Task prompt: Would you extract the whole listing below and retype it exactly?

Data excerpt:
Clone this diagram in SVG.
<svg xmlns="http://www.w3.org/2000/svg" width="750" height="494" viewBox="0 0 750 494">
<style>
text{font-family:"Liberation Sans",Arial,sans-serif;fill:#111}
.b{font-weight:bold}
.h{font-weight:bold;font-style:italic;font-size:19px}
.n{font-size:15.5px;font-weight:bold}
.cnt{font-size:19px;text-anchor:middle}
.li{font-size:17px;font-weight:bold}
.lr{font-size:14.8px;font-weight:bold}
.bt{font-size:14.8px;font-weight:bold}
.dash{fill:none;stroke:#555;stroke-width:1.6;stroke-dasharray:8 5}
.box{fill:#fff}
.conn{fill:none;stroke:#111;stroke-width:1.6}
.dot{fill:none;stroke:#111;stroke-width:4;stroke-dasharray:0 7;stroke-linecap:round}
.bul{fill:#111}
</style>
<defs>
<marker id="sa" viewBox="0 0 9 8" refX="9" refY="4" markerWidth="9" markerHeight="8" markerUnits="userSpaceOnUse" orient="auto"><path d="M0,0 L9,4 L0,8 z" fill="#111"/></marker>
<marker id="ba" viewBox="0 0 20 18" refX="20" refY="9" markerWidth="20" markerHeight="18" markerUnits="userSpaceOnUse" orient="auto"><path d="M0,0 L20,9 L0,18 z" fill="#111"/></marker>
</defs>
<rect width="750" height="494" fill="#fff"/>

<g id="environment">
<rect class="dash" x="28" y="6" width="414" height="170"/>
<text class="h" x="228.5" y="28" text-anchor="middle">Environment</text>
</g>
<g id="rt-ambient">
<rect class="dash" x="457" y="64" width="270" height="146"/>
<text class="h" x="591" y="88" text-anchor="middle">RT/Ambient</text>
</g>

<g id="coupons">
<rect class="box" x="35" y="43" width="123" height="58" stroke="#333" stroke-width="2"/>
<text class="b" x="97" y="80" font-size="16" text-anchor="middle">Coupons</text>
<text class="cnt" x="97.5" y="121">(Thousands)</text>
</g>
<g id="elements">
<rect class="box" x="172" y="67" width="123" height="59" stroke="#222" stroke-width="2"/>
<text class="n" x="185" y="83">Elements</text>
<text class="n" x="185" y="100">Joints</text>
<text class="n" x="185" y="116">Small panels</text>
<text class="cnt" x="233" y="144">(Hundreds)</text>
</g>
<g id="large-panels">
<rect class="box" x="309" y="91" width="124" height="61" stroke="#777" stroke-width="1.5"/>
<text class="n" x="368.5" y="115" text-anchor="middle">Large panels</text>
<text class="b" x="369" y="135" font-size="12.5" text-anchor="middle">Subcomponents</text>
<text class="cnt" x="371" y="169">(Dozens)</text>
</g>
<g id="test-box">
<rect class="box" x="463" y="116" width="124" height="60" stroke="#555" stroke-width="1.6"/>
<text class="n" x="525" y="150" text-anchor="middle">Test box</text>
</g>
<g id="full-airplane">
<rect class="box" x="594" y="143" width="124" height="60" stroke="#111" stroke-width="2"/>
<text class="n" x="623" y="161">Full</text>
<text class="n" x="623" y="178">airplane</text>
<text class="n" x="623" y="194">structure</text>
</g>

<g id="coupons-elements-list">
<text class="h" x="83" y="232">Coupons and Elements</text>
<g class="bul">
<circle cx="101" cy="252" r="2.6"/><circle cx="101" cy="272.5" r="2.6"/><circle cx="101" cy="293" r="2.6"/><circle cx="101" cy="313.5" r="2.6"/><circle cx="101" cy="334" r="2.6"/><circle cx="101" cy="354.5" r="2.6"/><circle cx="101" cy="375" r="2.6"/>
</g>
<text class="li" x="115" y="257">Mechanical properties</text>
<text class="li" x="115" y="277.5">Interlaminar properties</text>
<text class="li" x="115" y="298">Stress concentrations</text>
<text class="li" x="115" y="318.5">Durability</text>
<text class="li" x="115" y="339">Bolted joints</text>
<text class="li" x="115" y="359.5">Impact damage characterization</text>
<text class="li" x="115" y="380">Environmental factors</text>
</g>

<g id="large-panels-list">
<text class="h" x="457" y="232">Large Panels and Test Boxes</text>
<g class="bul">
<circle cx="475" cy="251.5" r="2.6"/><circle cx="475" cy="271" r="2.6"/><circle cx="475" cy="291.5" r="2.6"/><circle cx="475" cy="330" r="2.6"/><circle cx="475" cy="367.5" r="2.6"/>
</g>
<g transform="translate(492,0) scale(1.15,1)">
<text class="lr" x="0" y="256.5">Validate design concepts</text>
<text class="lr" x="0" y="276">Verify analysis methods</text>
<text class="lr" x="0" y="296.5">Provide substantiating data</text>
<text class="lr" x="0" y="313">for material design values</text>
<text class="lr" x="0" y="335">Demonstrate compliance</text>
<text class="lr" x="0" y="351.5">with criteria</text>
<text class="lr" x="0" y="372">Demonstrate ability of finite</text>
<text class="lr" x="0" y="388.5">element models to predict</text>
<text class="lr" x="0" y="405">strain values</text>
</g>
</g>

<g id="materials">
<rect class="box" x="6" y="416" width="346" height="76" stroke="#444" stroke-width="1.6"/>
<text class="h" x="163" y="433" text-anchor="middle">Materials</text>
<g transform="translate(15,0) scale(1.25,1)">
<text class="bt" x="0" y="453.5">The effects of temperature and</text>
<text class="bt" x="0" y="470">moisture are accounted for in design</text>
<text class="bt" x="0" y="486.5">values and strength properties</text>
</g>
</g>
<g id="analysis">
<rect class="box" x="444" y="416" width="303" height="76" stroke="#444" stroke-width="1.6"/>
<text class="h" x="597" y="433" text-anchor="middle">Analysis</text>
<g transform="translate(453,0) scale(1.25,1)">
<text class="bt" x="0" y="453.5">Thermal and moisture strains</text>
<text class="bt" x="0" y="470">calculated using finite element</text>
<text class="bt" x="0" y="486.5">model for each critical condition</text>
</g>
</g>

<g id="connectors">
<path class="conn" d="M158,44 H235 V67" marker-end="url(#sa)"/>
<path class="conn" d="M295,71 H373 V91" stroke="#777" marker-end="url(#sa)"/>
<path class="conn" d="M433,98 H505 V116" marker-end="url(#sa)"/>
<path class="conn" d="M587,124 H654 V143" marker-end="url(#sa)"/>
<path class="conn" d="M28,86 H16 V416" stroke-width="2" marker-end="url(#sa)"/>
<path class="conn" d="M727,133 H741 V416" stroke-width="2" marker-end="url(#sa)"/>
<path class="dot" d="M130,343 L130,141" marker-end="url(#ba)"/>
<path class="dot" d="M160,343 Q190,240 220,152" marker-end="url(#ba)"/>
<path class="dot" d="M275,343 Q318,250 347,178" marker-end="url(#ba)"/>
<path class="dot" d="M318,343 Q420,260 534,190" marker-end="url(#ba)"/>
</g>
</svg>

Exercise answer:
Clone this diagram in SVG.
<svg xmlns="http://www.w3.org/2000/svg" width="750" height="494" viewBox="0 0 750 494">
<style>
text{font-family:"Liberation Sans",Arial,sans-serif;fill:#111}
.b{font-weight:bold}
.h{font-weight:bold;font-style:italic;font-size:19px}
.n{font-size:15.5px;font-weight:bold}
.cnt{font-size:19px;text-anchor:middle}
.li{font-size:17px;font-weight:bold}
.lr{font-size:14.8px;font-weight:bold}
.bt{font-size:14.8px;font-weight:bold}
.dash{fill:none;stroke:#555;stroke-width:1.6;stroke-dasharray:8 5}
.box{fill:#fff}
.conn{fill:none;stroke:#111;stroke-width:1.6}
.dot{fill:none;stroke:#111;stroke-width:4;stroke-dasharray:0 7;stroke-linecap:round}
.bul{fill:#111}
</style>
<defs>
<marker id="sa" viewBox="0 0 9 8" refX="9" refY="4" markerWidth="9" markerHeight="8" markerUnits="userSpaceOnUse" orient="auto"><path d="M0,0 L9,4 L0,8 z" fill="#111"/></marker>
<marker id="ba" viewBox="0 0 20 18" refX="20" refY="9" markerWidth="20" markerHeight="18" markerUnits="userSpaceOnUse" orient="auto"><path d="M0,0 L20,9 L0,18 z" fill="#111"/></marker>
</defs>
<rect width="750" height="494" fill="#fff"/>

<g id="environment">
<rect class="dash" x="28" y="6" width="414" height="170"/>
<text class="h" x="228.5" y="28" text-anchor="middle">Environment</text>
</g>
<g id="rt-ambient">
<rect class="dash" x="457" y="64" width="270" height="146"/>
<text class="h" x="591" y="88" text-anchor="middle">RT/Ambient</text>
</g>

<g id="coupons">
<rect class="box" x="35" y="43" width="123" height="58" stroke="#333" stroke-width="2"/>
<text class="b" x="97" y="80" font-size="16" text-anchor="middle">Coupons</text>
<text class="cnt" x="97.5" y="121">(Thousands)</text>
</g>
<g id="elements">
<rect class="box" x="172" y="67" width="123" height="59" stroke="#222" stroke-width="2"/>
<text class="n" x="185" y="83">Elements</text>
<text class="n" x="185" y="100">Joints</text>
<text class="n" x="185" y="116">Small panels</text>
<text class="cnt" x="233" y="144">(Hundreds)</text>
</g>
<g id="large-panels">
<rect class="box" x="309" y="91" width="124" height="61" stroke="#777" stroke-width="1.5"/>
<text class="n" x="368.5" y="115" text-anchor="middle">Large panels</text>
<text class="b" x="369" y="135" font-size="12.5" text-anchor="middle">Subcomponents</text>
<text class="cnt" x="371" y="169">(Dozens)</text>
</g>
<g id="test-box">
<rect class="box" x="463" y="116" width="124" height="60" stroke="#555" stroke-width="1.6"/>
<text class="n" x="525" y="150" text-anchor="middle">Test box</text>
</g>
<g id="full-airplane">
<rect class="box" x="594" y="143" width="124" height="60" stroke="#111" stroke-width="2"/>
<text class="n" x="623" y="161">Full</text>
<text class="n" x="623" y="178">airplane</text>
<text class="n" x="623" y="194">structure</text>
</g>

<g id="coupons-elements-list">
<text class="h" x="83" y="232">Coupons and Elements</text>
<g class="bul">
<circle cx="101" cy="252" r="2.6"/><circle cx="101" cy="272.5" r="2.6"/><circle cx="101" cy="293" r="2.6"/><circle cx="101" cy="313.5" r="2.6"/><circle cx="101" cy="334" r="2.6"/><circle cx="101" cy="354.5" r="2.6"/><circle cx="101" cy="375" r="2.6"/>
</g>
<text class="li" x="115" y="257">Mechanical properties</text>
<text class="li" x="115" y="277.5">Interlaminar properties</text>
<text class="li" x="115" y="298">Stress concentrations</text>
<text class="li" x="115" y="318.5">Durability</text>
<text class="li" x="115" y="339">Bolted joints</text>
<text class="li" x="115" y="359.5">Impact damage characterization</text>
<text class="li" x="115" y="380">Environmental factors</text>
</g>

<g id="large-panels-list">
<text class="h" x="457" y="232">Large Panels and Test Boxes</text>
<g class="bul">
<circle cx="475" cy="251.5" r="2.6"/><circle cx="475" cy="271" r="2.6"/><circle cx="475" cy="291.5" r="2.6"/><circle cx="475" cy="330" r="2.6"/><circle cx="475" cy="367.5" r="2.6"/>
</g>
<g transform="translate(492,0) scale(1.15,1)">
<text class="lr" x="0" y="256.5">Validate design concepts</text>
<text class="lr" x="0" y="276">Verify analysis methods</text>
<text class="lr" x="0" y="296.5">Provide substantiating data</text>
<text class="lr" x="0" y="313">for material design values</text>
<text class="lr" x="0" y="335">Demonstrate compliance</text>
<text class="lr" x="0" y="351.5">with criteria</text>
<text class="lr" x="0" y="372">Demonstrate ability of finite</text>
<text class="lr" x="0" y="388.5">element models to predict</text>
<text class="lr" x="0" y="405">strain values</text>
</g>
</g>

<g id="materials">
<rect class="box" x="6" y="416" width="346" height="76" stroke="#444" stroke-width="1.6"/>
<text class="h" x="163" y="433" text-anchor="middle">Materials</text>
<g transform="translate(15,0) scale(1.25,1)">
<text class="bt" x="0" y="453.5">The effects of temperature and</text>
<text class="bt" x="0" y="470">moisture are accounted for in design</text>
<text class="bt" x="0" y="486.5">values and strength properties</text>
</g>
</g>
<g id="analysis">
<rect class="box" x="444" y="416" width="303" height="76" stroke="#444" stroke-width="1.6"/>
<text class="h" x="597" y="433" text-anchor="middle">Analysis</text>
<g transform="translate(453,0) scale(1.25,1)">
<text class="bt" x="0" y="453.5">Thermal and moisture strains</text>
<text class="bt" x="0" y="470">calculated using finite element</text>
<text class="bt" x="0" y="486.5">model for each critical condition</text>
</g>
</g>

<g id="connectors">
<path class="conn" d="M158,44 H235 V67" marker-end="url(#sa)"/>
<path class="conn" d="M295,71 H373 V91" stroke="#777" marker-end="url(#sa)"/>
<path class="conn" d="M433,98 H505 V116" marker-end="url(#sa)"/>
<path class="conn" d="M587,124 H654 V143" marker-end="url(#sa)"/>
<path class="conn" d="M28,86 H16 V416" stroke-width="2" marker-end="url(#sa)"/>
<path class="conn" d="M727,133 H741 V416" stroke-width="2" marker-end="url(#sa)"/>
<path class="dot" d="M130,343 L130,141" marker-end="url(#ba)"/>
<path class="dot" d="M160,343 Q190,240 220,152" marker-end="url(#ba)"/>
<path class="dot" d="M275,343 Q318,250 347,178" marker-end="url(#ba)"/>
<path class="dot" d="M318,343 Q420,260 534,190" marker-end="url(#ba)"/>
</g>
</svg>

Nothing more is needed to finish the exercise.